Task directions ▸ Write out, word for word, every line from the first one through the line that holds "ax.set_facecolor('#c0c0c0')", and nothing else; skip the pictures.

(Saved entries)
=-=-=-=-=

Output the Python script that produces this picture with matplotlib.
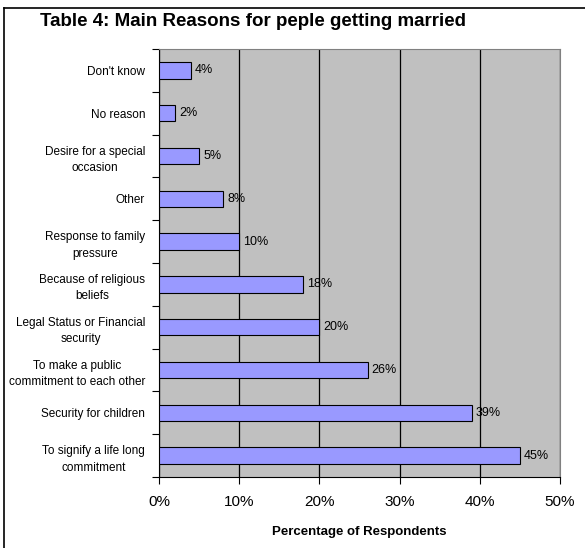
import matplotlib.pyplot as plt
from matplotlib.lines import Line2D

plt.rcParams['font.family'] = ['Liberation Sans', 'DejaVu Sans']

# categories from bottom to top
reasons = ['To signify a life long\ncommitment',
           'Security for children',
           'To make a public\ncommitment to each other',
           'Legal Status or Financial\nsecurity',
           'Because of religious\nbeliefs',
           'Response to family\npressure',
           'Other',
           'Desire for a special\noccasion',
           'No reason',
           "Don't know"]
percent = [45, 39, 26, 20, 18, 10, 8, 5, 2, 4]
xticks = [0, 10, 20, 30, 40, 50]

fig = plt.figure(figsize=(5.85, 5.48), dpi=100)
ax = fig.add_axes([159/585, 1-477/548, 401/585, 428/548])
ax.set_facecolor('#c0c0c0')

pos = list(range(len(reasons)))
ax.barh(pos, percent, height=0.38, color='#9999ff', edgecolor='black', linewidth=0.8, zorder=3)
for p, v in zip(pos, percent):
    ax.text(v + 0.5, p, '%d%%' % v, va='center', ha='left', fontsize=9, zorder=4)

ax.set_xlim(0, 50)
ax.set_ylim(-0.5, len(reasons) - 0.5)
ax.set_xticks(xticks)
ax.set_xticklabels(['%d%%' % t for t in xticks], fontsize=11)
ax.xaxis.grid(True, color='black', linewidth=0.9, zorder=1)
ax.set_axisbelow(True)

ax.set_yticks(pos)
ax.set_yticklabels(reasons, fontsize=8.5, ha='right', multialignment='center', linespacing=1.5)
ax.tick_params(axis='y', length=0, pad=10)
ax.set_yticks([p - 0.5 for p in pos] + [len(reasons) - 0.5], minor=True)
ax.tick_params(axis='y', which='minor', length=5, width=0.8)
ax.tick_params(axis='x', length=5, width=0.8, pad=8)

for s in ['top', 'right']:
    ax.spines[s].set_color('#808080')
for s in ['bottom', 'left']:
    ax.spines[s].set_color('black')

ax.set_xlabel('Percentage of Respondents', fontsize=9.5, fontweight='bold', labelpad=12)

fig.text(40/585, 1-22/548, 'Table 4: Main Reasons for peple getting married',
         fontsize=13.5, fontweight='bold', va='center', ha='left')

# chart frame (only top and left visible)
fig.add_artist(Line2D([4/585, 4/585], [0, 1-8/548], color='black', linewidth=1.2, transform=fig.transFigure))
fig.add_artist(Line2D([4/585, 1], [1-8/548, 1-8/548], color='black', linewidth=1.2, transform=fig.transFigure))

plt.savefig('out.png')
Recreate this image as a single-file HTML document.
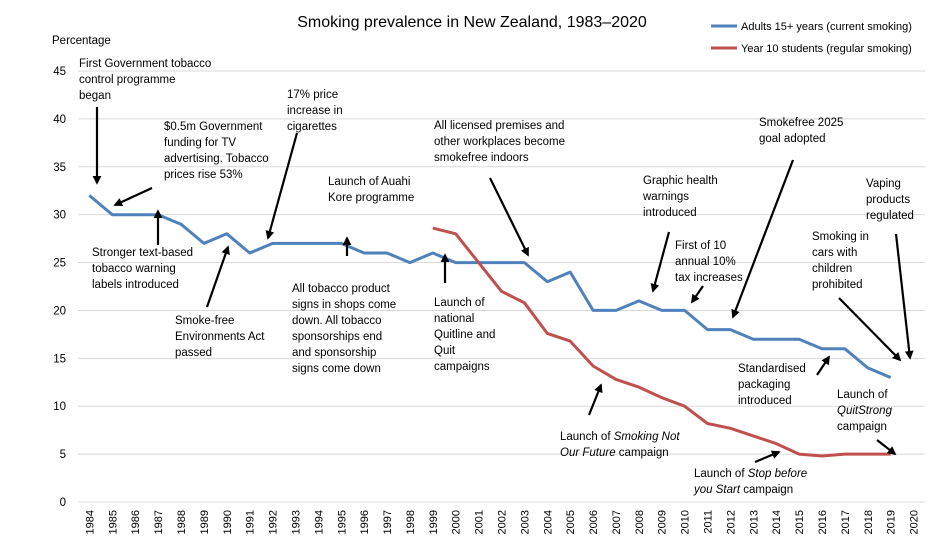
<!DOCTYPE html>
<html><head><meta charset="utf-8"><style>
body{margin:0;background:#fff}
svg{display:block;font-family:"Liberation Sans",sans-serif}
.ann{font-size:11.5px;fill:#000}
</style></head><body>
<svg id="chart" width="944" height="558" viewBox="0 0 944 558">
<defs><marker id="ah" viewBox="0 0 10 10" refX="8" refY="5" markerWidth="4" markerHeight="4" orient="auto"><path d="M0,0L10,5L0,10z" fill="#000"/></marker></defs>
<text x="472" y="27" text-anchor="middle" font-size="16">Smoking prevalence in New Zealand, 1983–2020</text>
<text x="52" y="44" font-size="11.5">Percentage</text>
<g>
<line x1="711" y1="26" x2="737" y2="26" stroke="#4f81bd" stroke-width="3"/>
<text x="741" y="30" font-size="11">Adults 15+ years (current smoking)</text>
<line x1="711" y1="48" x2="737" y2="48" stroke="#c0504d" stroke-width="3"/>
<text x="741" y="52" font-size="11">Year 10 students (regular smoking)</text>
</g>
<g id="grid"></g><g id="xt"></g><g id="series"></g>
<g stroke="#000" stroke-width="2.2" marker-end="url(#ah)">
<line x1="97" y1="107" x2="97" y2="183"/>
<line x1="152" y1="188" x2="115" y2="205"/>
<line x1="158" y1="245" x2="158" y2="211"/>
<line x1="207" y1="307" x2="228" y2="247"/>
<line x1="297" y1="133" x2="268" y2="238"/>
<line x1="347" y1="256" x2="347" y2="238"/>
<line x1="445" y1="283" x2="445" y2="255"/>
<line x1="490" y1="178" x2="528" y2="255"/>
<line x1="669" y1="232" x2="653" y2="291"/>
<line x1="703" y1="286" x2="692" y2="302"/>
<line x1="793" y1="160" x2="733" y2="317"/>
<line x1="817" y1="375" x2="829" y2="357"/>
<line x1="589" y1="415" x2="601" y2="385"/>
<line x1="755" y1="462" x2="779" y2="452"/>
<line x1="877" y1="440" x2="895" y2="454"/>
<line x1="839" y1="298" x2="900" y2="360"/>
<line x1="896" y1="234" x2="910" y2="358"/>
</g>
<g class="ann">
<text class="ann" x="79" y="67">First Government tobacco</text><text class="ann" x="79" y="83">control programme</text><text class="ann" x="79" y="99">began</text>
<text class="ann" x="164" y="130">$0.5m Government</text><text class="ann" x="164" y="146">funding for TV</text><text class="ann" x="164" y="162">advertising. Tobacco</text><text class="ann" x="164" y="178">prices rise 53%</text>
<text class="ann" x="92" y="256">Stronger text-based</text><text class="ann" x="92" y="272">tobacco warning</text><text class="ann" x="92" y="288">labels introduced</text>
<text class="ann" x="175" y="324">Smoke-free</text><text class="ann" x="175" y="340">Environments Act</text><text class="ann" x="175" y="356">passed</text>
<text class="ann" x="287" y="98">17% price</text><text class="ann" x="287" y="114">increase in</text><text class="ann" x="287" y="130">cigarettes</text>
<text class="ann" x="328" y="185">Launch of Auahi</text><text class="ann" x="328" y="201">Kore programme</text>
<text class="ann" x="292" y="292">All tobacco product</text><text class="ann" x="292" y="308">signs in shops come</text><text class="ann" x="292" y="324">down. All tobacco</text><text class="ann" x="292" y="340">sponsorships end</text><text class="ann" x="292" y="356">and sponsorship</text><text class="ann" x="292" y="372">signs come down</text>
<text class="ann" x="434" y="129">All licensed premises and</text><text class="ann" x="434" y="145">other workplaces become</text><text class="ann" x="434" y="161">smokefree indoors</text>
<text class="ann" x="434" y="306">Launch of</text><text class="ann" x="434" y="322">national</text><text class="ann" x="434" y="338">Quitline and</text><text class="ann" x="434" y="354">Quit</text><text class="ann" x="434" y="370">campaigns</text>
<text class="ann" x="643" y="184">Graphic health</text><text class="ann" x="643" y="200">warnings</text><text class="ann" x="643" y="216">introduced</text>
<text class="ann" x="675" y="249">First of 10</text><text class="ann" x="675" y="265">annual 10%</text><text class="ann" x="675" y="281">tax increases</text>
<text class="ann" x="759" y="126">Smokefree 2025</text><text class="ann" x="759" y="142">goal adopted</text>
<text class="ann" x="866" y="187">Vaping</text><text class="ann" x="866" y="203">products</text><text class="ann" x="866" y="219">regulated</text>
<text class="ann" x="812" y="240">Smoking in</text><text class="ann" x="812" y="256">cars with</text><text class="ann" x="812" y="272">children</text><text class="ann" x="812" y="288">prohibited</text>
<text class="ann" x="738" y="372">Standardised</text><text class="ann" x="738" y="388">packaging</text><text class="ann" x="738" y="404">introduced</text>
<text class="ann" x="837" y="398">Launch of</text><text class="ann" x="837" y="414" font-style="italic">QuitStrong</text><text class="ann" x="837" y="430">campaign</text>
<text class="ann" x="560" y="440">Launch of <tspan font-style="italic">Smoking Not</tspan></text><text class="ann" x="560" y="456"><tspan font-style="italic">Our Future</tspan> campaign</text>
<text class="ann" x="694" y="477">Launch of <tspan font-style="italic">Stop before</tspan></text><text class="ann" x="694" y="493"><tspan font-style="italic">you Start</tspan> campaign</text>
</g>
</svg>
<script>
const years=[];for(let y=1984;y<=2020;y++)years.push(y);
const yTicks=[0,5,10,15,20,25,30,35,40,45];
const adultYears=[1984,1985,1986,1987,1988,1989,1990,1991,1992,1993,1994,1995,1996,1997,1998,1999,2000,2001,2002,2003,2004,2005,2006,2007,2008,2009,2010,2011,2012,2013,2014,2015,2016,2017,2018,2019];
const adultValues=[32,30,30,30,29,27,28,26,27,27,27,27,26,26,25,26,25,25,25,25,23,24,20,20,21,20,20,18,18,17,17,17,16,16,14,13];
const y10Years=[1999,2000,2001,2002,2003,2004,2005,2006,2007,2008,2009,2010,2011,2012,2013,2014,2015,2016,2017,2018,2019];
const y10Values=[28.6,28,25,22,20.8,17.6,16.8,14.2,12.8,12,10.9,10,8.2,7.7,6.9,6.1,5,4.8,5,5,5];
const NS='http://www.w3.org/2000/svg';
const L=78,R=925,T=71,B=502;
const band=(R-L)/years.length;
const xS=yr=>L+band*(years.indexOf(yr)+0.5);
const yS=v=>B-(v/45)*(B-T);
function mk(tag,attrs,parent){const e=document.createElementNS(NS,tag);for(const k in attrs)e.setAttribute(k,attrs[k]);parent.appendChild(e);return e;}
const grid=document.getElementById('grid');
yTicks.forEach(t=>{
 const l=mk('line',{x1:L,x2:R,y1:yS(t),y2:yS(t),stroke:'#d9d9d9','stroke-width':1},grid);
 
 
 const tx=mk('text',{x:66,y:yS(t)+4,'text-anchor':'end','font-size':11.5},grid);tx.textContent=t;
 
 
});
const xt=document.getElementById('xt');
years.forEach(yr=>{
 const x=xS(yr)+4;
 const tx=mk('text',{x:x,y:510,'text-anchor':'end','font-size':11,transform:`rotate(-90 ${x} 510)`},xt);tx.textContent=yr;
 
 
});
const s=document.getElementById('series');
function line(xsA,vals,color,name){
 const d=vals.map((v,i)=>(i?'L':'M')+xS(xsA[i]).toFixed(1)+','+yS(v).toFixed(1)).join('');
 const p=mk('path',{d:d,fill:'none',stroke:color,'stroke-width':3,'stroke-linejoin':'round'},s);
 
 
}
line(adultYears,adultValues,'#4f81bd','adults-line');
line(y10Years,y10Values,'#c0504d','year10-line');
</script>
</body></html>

=-=-=-=-=

Answer in full ▸
Output the Python script that produces this picture with matplotlib.
import matplotlib.pyplot as plt
from matplotlib.lines import Line2D

plt.rcParams['font.family'] = ['Liberation Sans', 'DejaVu Sans']

# categories from bottom to top
reasons = ['To signify a life long\ncommitment',
           'Security for children',
           'To make a public\ncommitment to each other',
           'Legal Status or Financial\nsecurity',
           'Because of religious\nbeliefs',
           'Response to family\npressure',
           'Other',
           'Desire for a special\noccasion',
           'No reason',
           "Don't know"]
percent = [45, 39, 26, 20, 18, 10, 8, 5, 2, 4]
xticks = [0, 10, 20, 30, 40, 50]

fig = plt.figure(figsize=(5.85, 5.48), dpi=100)
ax = fig.add_axes([159/585, 1-477/548, 401/585, 428/548])
ax.set_facecolor('#c0c0c0')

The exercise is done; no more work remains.